15 Responses to OA Publisher with a Long, Strange Name is Based in a Place with a Long, Strange Name

  1. Tedb says:

    The open access turns to be a profitable open business:
    http://www.ncbi.nlm.nih.gov/pubmed/25897769

  2. EDoug says:

    Nobody puts the name of the institution after their name, I have never seen anyone do MSc (Coventry) on their postnomial. Unless this editor thinks having UK after his name makes him look more respectable.

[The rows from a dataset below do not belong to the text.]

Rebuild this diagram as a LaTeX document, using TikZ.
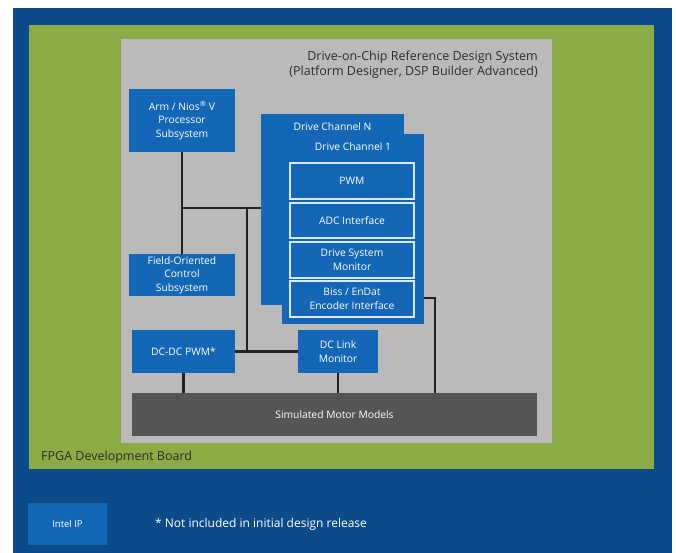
\documentclass[tikz,border=0pt]{standalone}
\usepackage{fontspec}
\setmainfont{Open Sans}
\usetikzlibrary{positioning}
\definecolor{boardblue}{RGB}{11,75,138}
\definecolor{fpgagreen}{RGB}{139,172,69}
\definecolor{sysgray}{RGB}{186,186,186}
\definecolor{ipblue}{RGB}{20,103,182}
\definecolor{motorgray}{RGB}{85,85,85}
\definecolor{wiregray}{RGB}{34,34,34}
\definecolor{labelgray}{RGB}{45,45,45}
\tikzset{
  ipbox/.style={fill=ipblue, text=white, align=center, inner sep=0pt, font=\fontsize{10.3}{13.5}\selectfont},
  subbox/.style={ipbox, draw=white!85!ipblue, line width=1.2pt},
  chantext/.style={text=white, inner sep=0pt, anchor=north, font=\fontsize{10.3}{13.5}\selectfont},
  wire/.style={draw=wiregray, line width=2.9pt},
}
\begin{document}
\begin{tikzpicture}[x=1pt, y=-1pt]
\useasboundingbox (0,0) rectangle (676,553);
\fill[boardblue] (13,8) rectangle (672,553);
\fill[fpgagreen] (28.7,25) rectangle (654,469);
\fill[sysgray] (120.7,38.7) rectangle (551.7,442.7);

\node[anchor=north east, align=right, inner sep=0pt, text=labelgray, font=\fontsize{12.5}{15}\selectfont] (systitle) at (538,50.5) {Drive-on-Chip Reference Design System\\(Platform Designer, DSP Builder Advanced)};
\node[anchor=west, inner sep=0pt, text=labelgray, font=\fontsize{12.5}{15}\selectfont] (boardlabel) at (41,457) {FPGA Development Board};

% processor side
\node[ipbox, minimum width=106pt, minimum height=63pt] (arm) at (182,120.5) {Arm / Nios\textsuperscript{®} V\\Processor\\Subsystem};
\node[ipbox, minimum width=106pt, minimum height=42pt] (foc) at (182,275) {Field-Oriented\\Control\\Subsystem};

% drive channels
\node[ipbox, minimum width=143pt, minimum height=191pt] (chN) at (332.5,209.5) {};
\node[chantext] (chNlabel) at ([yshift=-8.5pt]chN.north) {Drive Channel N};
\node[ipbox, minimum width=142pt, minimum height=190pt] (ch1) at (353,229) {};
\node[chantext] (ch1label) at ([yshift=-8.5pt]ch1.north) {Drive Channel 1};
\node[subbox, minimum width=124pt, minimum height=36pt] (pwm) at (352,181) {PWM};
\node[subbox, minimum width=124pt, minimum height=35pt] (adc) at (352,220.5) {ADC Interface};
\node[subbox, minimum width=124pt, minimum height=36pt] (dsm) at (352,260) {Drive System\\Monitor};
\node[subbox, minimum width=124pt, minimum height=36pt] (enc) at (352,299) {Biss / EnDat\\Encoder Interface};

% power side
\node[ipbox, minimum width=103pt, minimum height=43pt] (dcdc) at (183.5,351.5) {DC-DC PWM*};
\node[ipbox, minimum width=80pt, minimum height=43pt] (dclink) at (338,351.5) {DC Link\\Monitor};
\node[ipbox, fill=motorgray, minimum width=405pt, minimum height=43pt] (motor) at (334.5,414.5) {Simulated Motor Models};

% connections
\coordinate (jbus) at (182,208);
\coordinate (jdc) at (247,208);
\coordinate (jenc) at (435,298);
\draw[wire] (arm) -- (foc);
\draw[wire] (jbus) -- (jbus -| chN.west);
\draw[wire] (jdc) -- (jdc |- dcdc.east);
\draw[wire] (dcdc) -- (dclink);
\draw[wire] (dcdc.south) -- (dcdc.south |- motor.north);
\draw[wire] (dclink.south) -- (dclink.south |- motor.north);
\draw[wire] (jenc -| ch1.east) -- (jenc) -- (jenc |- motor.north);

% legend
\node[ipbox, minimum width=79pt, minimum height=42pt, font=\fontsize{9.5}{11}\selectfont] (legendip) at (67.5,524) {Intel IP};
\node[anchor=west, inner sep=0pt, text=white, font=\fontsize{12}{14}\selectfont] (legendnote) at (155,524) {* Not included in initial design release};
\end{tikzpicture}
\end{document}
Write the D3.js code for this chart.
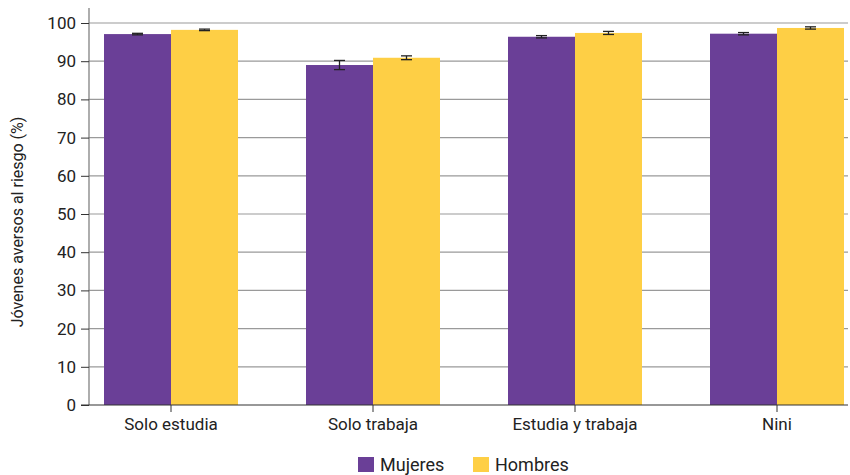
<!DOCTYPE html>
<html><head><meta charset="utf-8">
<script src="https://cdn.jsdelivr.net/npm/d3@7"></script>
<style>
body{margin:0;background:#fff;}
text{font-family:"Roboto",sans-serif;fill:#222;}
</style></head>
<body><svg id="c" width="850" height="475"></svg>
<script>
const categories = ["Solo estudia","Solo trabaja","Estudia y trabaja","Nini"];
const seriesNames = ["Mujeres","Hombres"];
const mujeres = [97.1, 89.0, 96.4, 97.2];
const hombres = [98.2, 90.9, 97.4, 98.7];
const mujeresErr = [0.2, 1.2, 0.3, 0.3];
const hombresErr = [0.2, 0.5, 0.4, 0.3];
const yTicks = [0,10,20,30,40,50,60,70,80,90,100];
const colors = ["#6a3f97","#fecf45"];

const svg = d3.select("#c");
const y = d3.scaleLinear().domain([0,100]).range([405,23]);
const x = d3.scaleBand().domain(categories).range([70,878]).paddingInner(0).paddingOuter(0);
const inner = d3.scaleBand().domain(seriesNames).range([34, x.bandwidth()-34]);

svg.append("g").selectAll("line").data(yTicks.filter(d=>d>0)).join("line")
  .attr("x1",89).attr("x2",848).attr("y1",d=>y(d)).attr("y2",d=>y(d))
  .attr("stroke","#9a9a9a").attr("stroke-width",1.2);

const series = [mujeres, hombres];
const errs = [mujeresErr, hombresErr];
const g = svg.append("g");
seriesNames.forEach((s,si)=>{
  g.selectAll(null).data(categories).join("rect")
    .attr("x",c=>x(c)+inner(s)).attr("width",inner.bandwidth())
    .attr("y",(c,i)=>y(series[si][i])).attr("height",(c,i)=>y(0)-y(series[si][i]))
    .attr("fill",colors[si]);
});
seriesNames.forEach((s,si)=>{
  categories.forEach((c,i)=>{
    const cx = x(c)+inner(s)+inner.bandwidth()/2;
    const v = series[si][i], e = errs[si][i];
    const eg = g.append("g").attr("stroke","#222").attr("stroke-width",1.3);
    eg.append("line").attr("x1",cx).attr("x2",cx).attr("y1",y(v+e)).attr("y2",y(v-e));
    eg.append("line").attr("x1",cx-5.5).attr("x2",cx+5.5).attr("y1",y(v+e)).attr("y2",y(v+e));
    eg.append("line").attr("x1",cx-5.5).attr("x2",cx+5.5).attr("y1",y(v-e)).attr("y2",y(v-e));
  });
});

const yAxis = svg.append("g").attr("transform","translate(89,0)")
  .call(d3.axisLeft(y).tickValues(yTicks).tickSize(8).tickPadding(5));
yAxis.select(".domain").attr("stroke","#777").attr("stroke-width",1.2).attr("d","M0,405V8");
yAxis.selectAll(".tick line").attr("stroke","#333");
yAxis.selectAll("text").attr("font-size",17).attr("fill","#222").style("font-family","Roboto,sans-serif");

const xAxis = svg.append("g").attr("transform","translate(0,405)")
  .call(d3.axisBottom(x).tickSize(7).tickPadding(6));
xAxis.select(".domain").attr("d","M81,0H848").attr("stroke","#333").attr("stroke-width",1.2);
xAxis.selectAll(".tick line").attr("stroke","#333");
xAxis.selectAll("text").attr("font-size",17).attr("fill","#222").style("font-family","Roboto,sans-serif");

svg.append("text").attr("transform","translate(23,222) rotate(-90)")
  .attr("text-anchor","middle").attr("font-size",16).text("Jóvenes aversos al riesgo (%)");

const legX = [358, 473];
seriesNames.forEach((s,i)=>{
  svg.append("rect").attr("x",legX[i]).attr("y",457).attr("width",16).attr("height",15).attr("fill",colors[i]);
  svg.append("text").attr("x",legX[i]+22).attr("y",471).attr("font-size",18).text(s);
});
</script></body></html>
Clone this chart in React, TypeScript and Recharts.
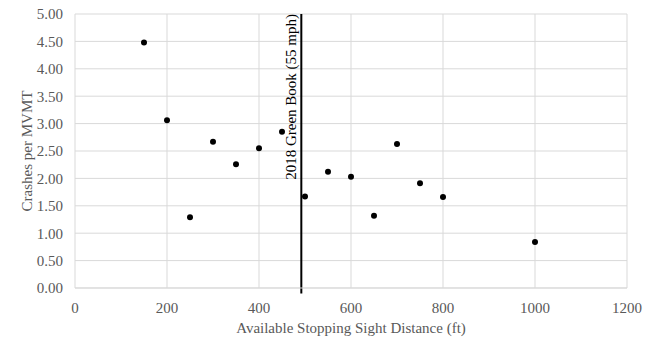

    Although by UK standards, Bradford isn’t exactly a top university by a long shot

  3. EDoug says:

    Also noticed something.

    The contact details for the two store clerks, they have +1 numbers for their contacts, +1 is the US not Canada which is 011

  4. Katherine says:

    Thank you for sharing Jeffrey…I keep learning!! :)

  5. Jill M says:

    While the Journal appears to be of poor quality, the supposed editors are not “clerks at drugstore chains”. In the US, a Staff Pharmacist has to have a degree in Pharmacy, complete an internship, pass the Board exam, and keep their license thru continuing education credits. The degree is post-baccalaureate (Pharm. D), so that means 3 years (usually) after the B.S. They are quite capable of writing and reviewing research in their field, since that is usually a requirement for the Pharm. D. Canada has similar requirements.
    So, when you go to your neighborhood pharmacy, please realize that those overworked folks behind the glass know a huge amount about pharmacology and drug interactions. Here in California, you can request a consult about your script with the Pharmacist; I am not sure about other states. It’s too bad most customers only interact with the pharmacy tech that enters the order.

    • MC says:

      While it is an excellent point that Staff Pharmacists are particularly knowledgeable and well trained, I don’t necessarily think that they should be peer-reviewing articles. Does each Pharmacist have access to the subscription-based journals they would need in order to see what has/has not been done in the field so far, to critically evaluate the article they are reviewing? Who provides access to the literature? Are Pharmacists actively keeping up with journals reporting on primary research in the fields of pharmacology, pharmacokinetics, etc.? I agree that these experts are technically proficient, but I don’t know that they are appropriate sources for academic peer review.

  6. RMS says:

    Nothing strange about the place. What’s strange is that their acronym is missing a D.

  7. herr doktor bimler says:

    Intellectual Consortium of Drug Discovery & Technology Development Incorporation (ICDTD Inc.)

    I’m pretty sure that “Incorporation” is the legal process; the resulting legal entity (the corporation) might attach “Incorporated” or Inc. to its name. No indication on their website of the articles of incorporation, so I begin so suspect that the “Inc” here is for cosmetic value rather than conveying any legal implications.

    The CANAJAS.COM domain is held by Dr Taha Nazir (tahanazir@yahoo.com) — Executive Editor of the J.App.Pharm, and Scientific Executive of ICDTD — with an address at a low-rise block of flats:
    34-115 V North Saskatoon SK Canada
    Saskatoon, Saskatchewan S7L3E4

    Dr Taha Nazir was previously President of the Pakistan Pharmacist Federation, and associated with the University of Sargodha. Which at least explains the Canadian / Pakistan nature of the project.

  8. herr doktor bimler says:

    According to the website, the journals do not charge for publication. So we may make fun of the English-as-a-second-language skills of the editors but there is no evidence of malice or cupidity.

  9. Marcin says:

    Irrespective of this publisher, I protest against the phrase “Like many open-access publishers”: What about shams produced by Elsevier, including their establishment of purported journal so that a drug company could write papers on their products (http://tinyurl.com/pauhqcm, http://tinyurl.com/o9lwsaz/)? I believe this was totally uncalled for.

    The more, we got EXCELLENT service in several professional Open-Access venues thus far (yes, including PLOS), and this is an experience I do want to continue, instead of putting my works, paid for by public cash, behind a paywall.